Originally Posted by Bud
A Roadtrek Etrek in that regard is worse than average I would think.
A Roadtrek E-Trek is different and needs to be understood and used appropriately. If this is done I would question that it is worse than average.
Six years ago I purchased one as a first time RV owner totally clueless regarding the upkeep. Since then I have learned quite a bit and am still a happy owner of the E-Trek.
The reasons that the E-Trek works for me is that the floorplan is a nice combination of people hauler / travel van / occasional live in camper, I never wanted to mess with propane tanks and related furnace maintenance, and I never wanted to mess with a generator and related maintenance. In exchange I have had to understand and live within the limitations of an AGM battery bank and auxiliary alternator. Search furnace issues and generator issues and I suspect one gets a long list. I am happy to not be a member of any of those lists.

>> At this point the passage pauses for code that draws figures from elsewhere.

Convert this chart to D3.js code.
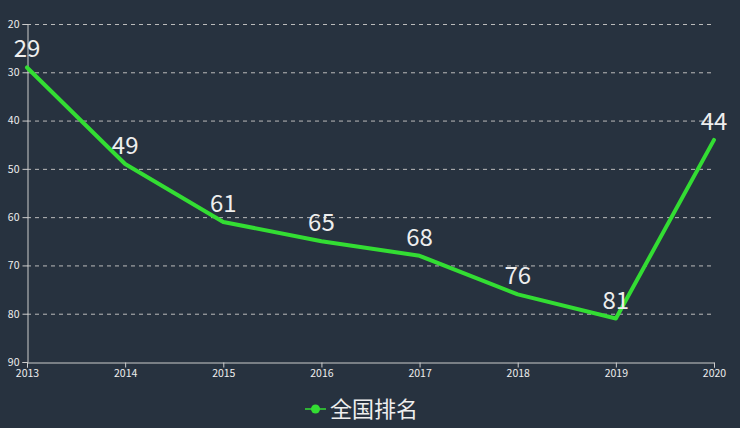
<!DOCTYPE html>
<html><head><meta charset="utf-8">
<script src="https://cdn.jsdelivr.net/npm/d3@7"></script>
<style>html,body{margin:0;padding:0;background:#27323f;}svg{display:block;}</style>
</head><body>
<svg id="c" width="740" height="428"></svg>
<script>
const years = ["2013","2014","2015","2016","2017","2018","2019","2020"];
const ranks = [29,49,61,65,68,76,81,44];
const yTicks = [20,30,40,50,60,70,80,90];
const seriesName = "全国排名";

const W=740,H=428;
const m={left:27,right:26,top:24,bottom:66};
const svg=d3.select("#c");
svg.append("rect").attr("width",W).attr("height",H).attr("fill","#27323f");
const font="'Noto Sans CJK SC','Noto Sans',sans-serif";
const x=d3.scalePoint().domain(years).range([m.left,W-m.right]);
const y=d3.scaleLinear().domain([20,90]).range([m.top,H-m.bottom]);

svg.append("g").selectAll("line").data(yTicks.slice(0,-1)).join("line")
 .attr("x1",m.left).attr("x2",W-m.right).attr("y1",d=>y(d)+0.5).attr("y2",d=>y(d)+0.5)
 .attr("stroke","#bbbbbb").attr("stroke-dasharray","4,4").attr("stroke-width",1);

const ya=svg.append("g").attr("transform",`translate(${m.left+0.5},0)`)
 .call(d3.axisLeft(y).tickValues(yTicks).tickSize(5).tickPadding(3));
const xa=svg.append("g").attr("transform",`translate(0,${H-m.bottom+0.5})`)
 .call(d3.axisBottom(x).tickSize(5).tickPadding(2));
[ya,xa].forEach(a=>{
 a.selectAll("path,line").attr("stroke","#cccccc");
 a.selectAll("text").attr("fill","#eeeeee").attr("font-size",10.5).attr("font-family",font);
});

const line=d3.line().x((d,i)=>x(years[i])).y(d=>y(d));
svg.append("path").datum(ranks).attr("d",line).attr("fill","none")
 .attr("stroke","#33dd33").attr("stroke-width",4).attr("stroke-linejoin","round").attr("stroke-linecap","round");

svg.append("g").selectAll("text").data(ranks).join("text")
 .attr("x",(d,i)=>x(years[i])).attr("y",d=>y(d)-10)
 .attr("text-anchor","middle").attr("fill","#eeeeee").attr("font-size",24).attr("font-family",font)
 .text(d=>d);

const lg=svg.append("g");
lg.append("line").attr("x1",305).attr("x2",326).attr("y1",409).attr("y2",409).attr("stroke","#33dd33").attr("stroke-width",1.5);
lg.append("circle").attr("cx",315.5).attr("cy",409).attr("r",4.5).attr("fill","#33dd33");
lg.append("text").attr("x",330).attr("y",417).attr("fill","#eeeeee").attr("font-size",22).attr("font-family",font).text(seriesName);
</script></body></html>
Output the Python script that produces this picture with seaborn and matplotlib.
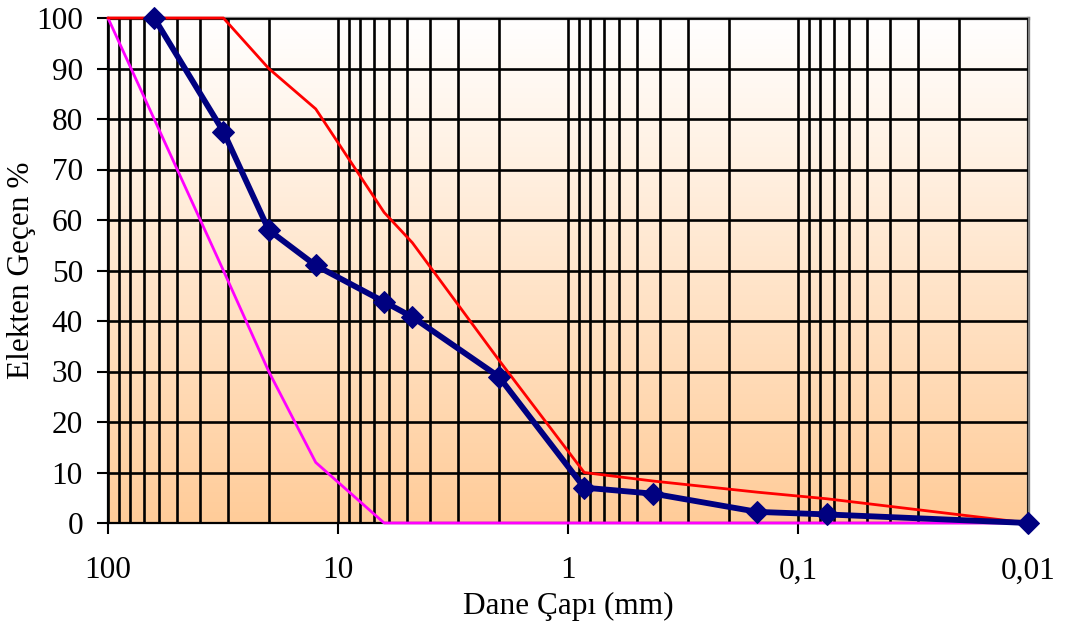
import numpy as np
import pandas as pd
import matplotlib
matplotlib.use("Agg")
import matplotlib.pyplot as plt
from matplotlib.colors import LinearSegmentedColormap
from matplotlib.ticker import FixedLocator, FixedFormatter, LogLocator, NullFormatter
import seaborn as sns

# ---- data ----
sample_d = [63, 31.5, 20, 12.5, 6.3, 4.75, 2.0, 0.85, 0.425, 0.15, 0.075, 0.01]
sample_p = [100, 77.5, 58, 51, 43.8, 40.8, 29, 7, 5.8, 2.2, 1.7, 0]

upper_d = [100, 31.5, 20, 12.5, 6.3, 4.75, 2.0, 0.85, 0.425, 0.15, 0.075, 0.01]
upper_p = [100, 100, 90, 82, 61.5, 55.5, 32.3, 10, 8.3, 6.1, 4.8, 0]

lower_d = [100, 31.5, 20, 12.5, 6.3, 0.01]
lower_p = [100, 50, 30, 12, 0, 0]

x_ticks = [100, 10, 1, 0.1, 0.01]
x_tick_labels = ["100", "10", "1", "0,1", "0,01"]
y_ticks = [0, 10, 20, 30, 40, 50, 60, 70, 80, 90, 100]

x_label = "Dane Çapı (mm)"
y_label = "Elekten Geçen %"

# ---- style ----
sns.set_theme(style="white")
plt.rcParams["font.family"] = ["Liberation Serif", "DejaVu Serif"]

FS = 22.5

fig = plt.figure(figsize=(10.7, 6.35), dpi=100)
ax = fig.add_axes([108 / 1070, 1 - 523 / 635, (1028 - 108) / 1070, (523 - 18) / 635])

# gradient background (white at top, peach at bottom)
cmap = LinearSegmentedColormap.from_list("bg", ["#FFFFFF", "#FFCC99"])
grad = np.linspace(0, 1, 256).reshape(-1, 1)
ax.imshow(grad, cmap=cmap, aspect="auto", extent=[0, 1, 0, 1], origin="upper",
          transform=ax.transAxes, zorder=0, interpolation="bilinear")

ax.set_xscale("log")
ax.set_xlim(100, 0.01)
ax.set_ylim(0, 100)

# grid
ax.xaxis.set_major_locator(FixedLocator(x_ticks))
ax.xaxis.set_major_formatter(FixedFormatter(x_tick_labels))
ax.xaxis.set_minor_locator(LogLocator(base=10, subs=np.arange(2, 10), numticks=20))
ax.xaxis.set_minor_formatter(NullFormatter())
ax.set_yticks(y_ticks)
ax.grid(True, which="both", axis="both", color="black", linewidth=1.9, zorder=1)
ax.set_axisbelow(False)
for gl in ax.get_xgridlines() + ax.get_ygridlines():
    gl.set_zorder(1)

df_s = pd.DataFrame({"d": sample_d, "p": sample_p})
df_u = pd.DataFrame({"d": upper_d, "p": upper_p})
df_l = pd.DataFrame({"d": lower_d, "p": lower_p})

sns.lineplot(data=df_l, x="d", y="p", ax=ax, color="#FF00FF", linewidth=2.0,
             sort=False, clip_on=False, zorder=5)
sns.lineplot(data=df_u, x="d", y="p", ax=ax, color="#FF0000", linewidth=2.0,
             sort=False, clip_on=False, zorder=5)
sns.lineplot(data=df_s, x="d", y="p", ax=ax, color="#000080", linewidth=4.2,
             marker="D", markersize=11, markeredgecolor="#000080",
             sort=False, clip_on=False, zorder=6)

# spines
for s in ["left", "bottom"]:
    ax.spines[s].set_color("black")
    ax.spines[s].set_linewidth(1.6)
for s in ["top", "right"]:
    ax.spines[s].set_color("#808080")
    ax.spines[s].set_linewidth(2.4)

ax.tick_params(axis="y", which="major", direction="out", length=8, width=1.5,
               color="black", left=True, pad=10, labelsize=FS, labelcolor="black")
ax.tick_params(axis="x", which="major", direction="out", length=8, width=1.5,
               color="black", bottom=True, pad=16, labelsize=FS, labelcolor="black")
ax.tick_params(axis="x", which="minor", length=0)

ax.set_xlabel(x_label, fontsize=FS, color="black")
ax.set_ylabel(y_label, fontsize=FS, color="black")
ax.xaxis.set_label_coords(0.5, -0.137)
ax.yaxis.set_label_coords(-0.078, 0.5)

fig.savefig("out.png", dpi=100)
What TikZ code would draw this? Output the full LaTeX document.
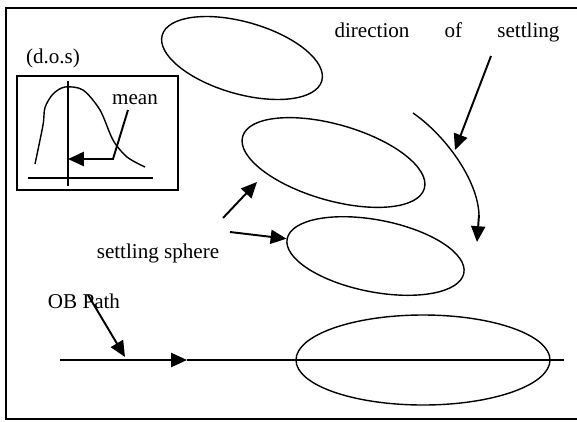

The two biggest issues with the E-Trek is that the builder grossly oversold the battery capabilities and was secretive about the issues and that Mercedes had significant exhaust system issues when their new DEF exhaust system came out.
A new RV buyer needs to understand that every RV is a tiny house on wheels. You will have all of the annual maintenance issues of servicing a set of wheels, with the complication that not all service locations are equipped to service an RV build, and all of the annual maintenance issues of servicing a house, with the complication that there are fewer building codes which RV manufacturers need to follow and so builds are more shoddy and you can't call a 24 hour emergency plumber / electrician / etc.
In addition; you are the municipal electric, water, gas and sewer company for your RV and need to provide these services responsibly.
Understanding and taking care of the E-Trek battery system is a nit compared to these other issues if your use falls within the constraints.
Probably the most trouble free ownership is a unit which is new, under warranty, and sold in enough volume that dealers are familiar with servicing it. If you have something other than these you either have to pay someone to do the work or learn to do some of it yourself.
If you have a low volume or older unit and take it to a service location they likely won't be familiar with the unique blend of parts used for your build.
These issues are the dark side of the shiny coin a dealer will show you. Unfortunately the dark side of the coin is something one needs to find out for oneself. Everyone likes to talk about artificial intelligence but nobody talks much about artificial stupidity.